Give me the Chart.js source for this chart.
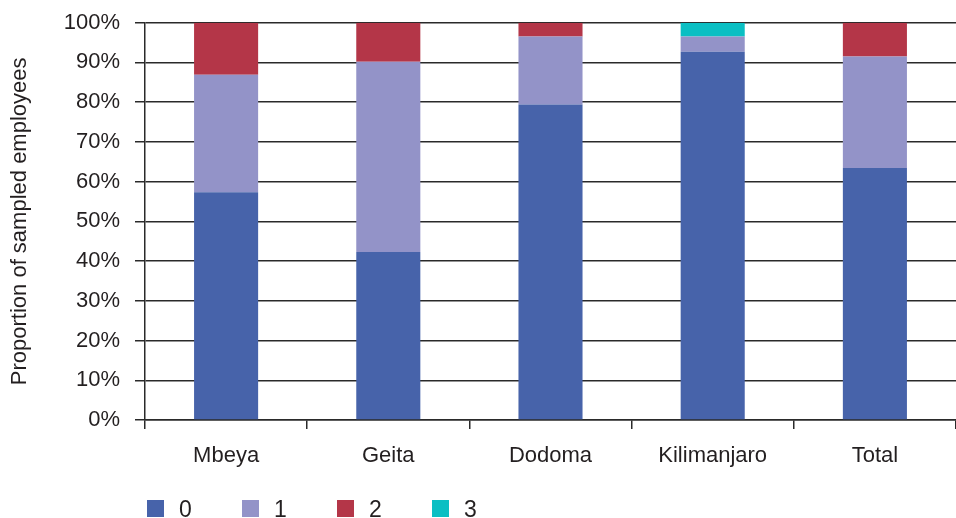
<!DOCTYPE html>
<html>
<head>
<meta charset="utf-8">
<script src="https://cdn.jsdelivr.net/npm/chart.js@4.4.1/dist/chart.umd.min.js"></script>
<style>
	html, body { margin: 0; padding: 0; background: #fff; overflow: hidden; }
	#wrap { position: relative; width: 956px; height: 518px; }
	#legend { position: absolute; left: 147px; top: 500px; display: flex; margin: 0; padding: 0; list-style: none; }
	#legend li { width: 95px; display: flex; align-items: center; height: 17px; }
	#legend .box { width: 17px; height: 17px; margin-right: 15px; }
	#legend .txt { font: 23px 'Liberation Sans', Arial, sans-serif; color: #231f20; line-height: 17px; position: relative; top: 1px; }
</style>
</head>
<body>
<div id="wrap">
	<canvas id="chart"></canvas>
	<ul id="legend"></ul>
</div>
<script>
const categories = ['Mbeya', 'Geita', 'Dodoma', 'Kilimanjaro', 'Total'];
const seriesNames = ['0', '1', '2', '3'];
const values0 = [57.3, 42.3, 79.4, 92.7, 63.4];
const values1 = [29.6, 47.9, 17.1, 3.8, 28.1];
const values2 = [13.1, 9.8, 3.5, 0, 8.5];
const values3 = [0, 0, 0, 3.5, 0];
const seriesColors = ['#4763aa', '#9393c8', '#b43648', '#0abfc3'];
const yTicks = [0, 10, 20, 30, 40, 50, 60, 70, 80, 90, 100];

const FONT = "'Liberation Sans', Arial, sans-serif";
const INK = '#231f20';
const GRID = '#2a2a2a';

const datasets = [values0, values1, values2, values3].map((vals, i) => ({
	label: seriesNames[i],
	data: vals,
	backgroundColor: seriesColors[i],
	borderWidth: 0,
	categoryPercentage: 1,
	barPercentage: 0.395,
}));

const chart = new Chart(document.getElementById('chart'), {
	type: 'bar',
	data: { labels: categories, datasets: datasets },
	options: {
		responsive: true,
		maintainAspectRatio: false,
		animation: false,
		layout: { padding: { top: 22.7, right: 0, left: 0, bottom: 0 } },
		plugins: {
			tooltip: { enabled: false },
			legend: { display: false },
		},
		scales: {
			x: {
				stacked: true,
				offset: true,
				afterFit: (axis) => {
					axis.height = 98;
				},
				grid: {
					display: true,
					offset: true,
					drawOnChartArea: false,
					tickLength: 9,
					color: GRID,
					lineWidth: 1.5,
				},
				border: { display: true, color: GRID, width: 1.5 },
				ticks: {
					color: INK,
					font: { family: FONT, size: 22 },
					padding: 14,
				},
			},
			y: {
				stacked: true,
				min: 0,
				max: 100,
				afterBuildTicks: (axis) => {
					axis.ticks = yTicks.map((v) => ({ value: v }));
				},
				afterFit: (axis) => {
					axis.width = 145;
					// top spacing comes from layout.padding instead of label padding
					axis.paddingTop = 0;
				},
				grid: {
					color: GRID,
					lineWidth: 1.5,
					tickLength: 10,
				},
				border: { display: true, color: GRID, width: 1.5 },
				ticks: {
					color: INK,
					font: { family: FONT, size: 22 },
					padding: 15,
					callback: (v) => v + '%',
				},
				title: {
					display: true,
					text: 'Proportion of sampled employees',
					color: INK,
					font: { family: FONT, size: 22 },
					padding: { top: 7, bottom: 0 },
				},
			},
		},
	},
});

// HTML legend built from the chart's datasets
const legendEl = document.getElementById('legend');
chart.data.datasets.forEach((ds) => {
	const li = document.createElement('li');
	li.innerHTML = `<span class="box" style="background:${ds.backgroundColor}"></span><span class="txt">${ds.label}</span>`;
	legendEl.appendChild(li);
});
</script>
</body>
</html>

###

__What is being asked__. Repeat the data exactly in full, omitting its pictures.

__Complete response__.
Give me the Chart.js source for this chart.
<!DOCTYPE html>
<html>
<head>
<meta charset="utf-8">
<script src="https://cdn.jsdelivr.net/npm/chart.js@4.4.1/dist/chart.umd.min.js"></script>
<style>
	html, body { margin: 0; padding: 0; background: #fff; overflow: hidden; }
	#wrap { position: relative; width: 956px; height: 518px; }
	#legend { position: absolute; left: 147px; top: 500px; display: flex; margin: 0; padding: 0; list-style: none; }
	#legend li { width: 95px; display: flex; align-items: center; height: 17px; }
	#legend .box { width: 17px; height: 17px; margin-right: 15px; }
	#legend .txt { font: 23px 'Liberation Sans', Arial, sans-serif; color: #231f20; line-height: 17px; position: relative; top: 1px; }
</style>
</head>
<body>
<div id="wrap">
	<canvas id="chart"></canvas>
	<ul id="legend"></ul>
</div>
<script>
const categories = ['Mbeya', 'Geita', 'Dodoma', 'Kilimanjaro', 'Total'];
const seriesNames = ['0', '1', '2', '3'];
const values0 = [57.3, 42.3, 79.4, 92.7, 63.4];
const values1 = [29.6, 47.9, 17.1, 3.8, 28.1];
const values2 = [13.1, 9.8, 3.5, 0, 8.5];
const values3 = [0, 0, 0, 3.5, 0];
const seriesColors = ['#4763aa', '#9393c8', '#b43648', '#0abfc3'];
const yTicks = [0, 10, 20, 30, 40, 50, 60, 70, 80, 90, 100];

const FONT = "'Liberation Sans', Arial, sans-serif";
const INK = '#231f20';
const GRID = '#2a2a2a';

const datasets = [values0, values1, values2, values3].map((vals, i) => ({
	label: seriesNames[i],
	data: vals,
	backgroundColor: seriesColors[i],
	borderWidth: 0,
	categoryPercentage: 1,
	barPercentage: 0.395,
}));

const chart = new Chart(document.getElementById('chart'), {
	type: 'bar',
	data: { labels: categories, datasets: datasets },
	options: {
		responsive: true,
		maintainAspectRatio: false,
		animation: false,
		layout: { padding: { top: 22.7, right: 0, left: 0, bottom: 0 } },
		plugins: {
			tooltip: { enabled: false },
			legend: { display: false },
		},
		scales: {
			x: {
				stacked: true,
				offset: true,
				afterFit: (axis) => {
					axis.height = 98;
				},
				grid: {
					display: true,
					offset: true,
					drawOnChartArea: false,
					tickLength: 9,
					color: GRID,
					lineWidth: 1.5,
				},
				border: { display: true, color: GRID, width: 1.5 },
				ticks: {
					color: INK,
					font: { family: FONT, size: 22 },
					padding: 14,
				},
			},
			y: {
				stacked: true,
				min: 0,
				max: 100,
				afterBuildTicks: (axis) => {
					axis.ticks = yTicks.map((v) => ({ value: v }));
				},
				afterFit: (axis) => {
					axis.width = 145;
					// top spacing comes from layout.padding instead of label padding
					axis.paddingTop = 0;
				},
				grid: {
					color: GRID,
					lineWidth: 1.5,
					tickLength: 10,
				},
				border: { display: true, color: GRID, width: 1.5 },
				ticks: {
					color: INK,
					font: { family: FONT, size: 22 },
					padding: 15,
					callback: (v) => v + '%',
				},
				title: {
					display: true,
					text: 'Proportion of sampled employees',
					color: INK,
					font: { family: FONT, size: 22 },
					padding: { top: 7, bottom: 0 },
				},
			},
		},
	},
});

// HTML legend built from the chart's datasets
const legendEl = document.getElementById('legend');
chart.data.datasets.forEach((ds) => {
	const li = document.createElement('li');
	li.innerHTML = `<span class="box" style="background:${ds.backgroundColor}"></span><span class="txt">${ds.label}</span>`;
	legendEl.appendChild(li);
});
</script>
</body>
</html>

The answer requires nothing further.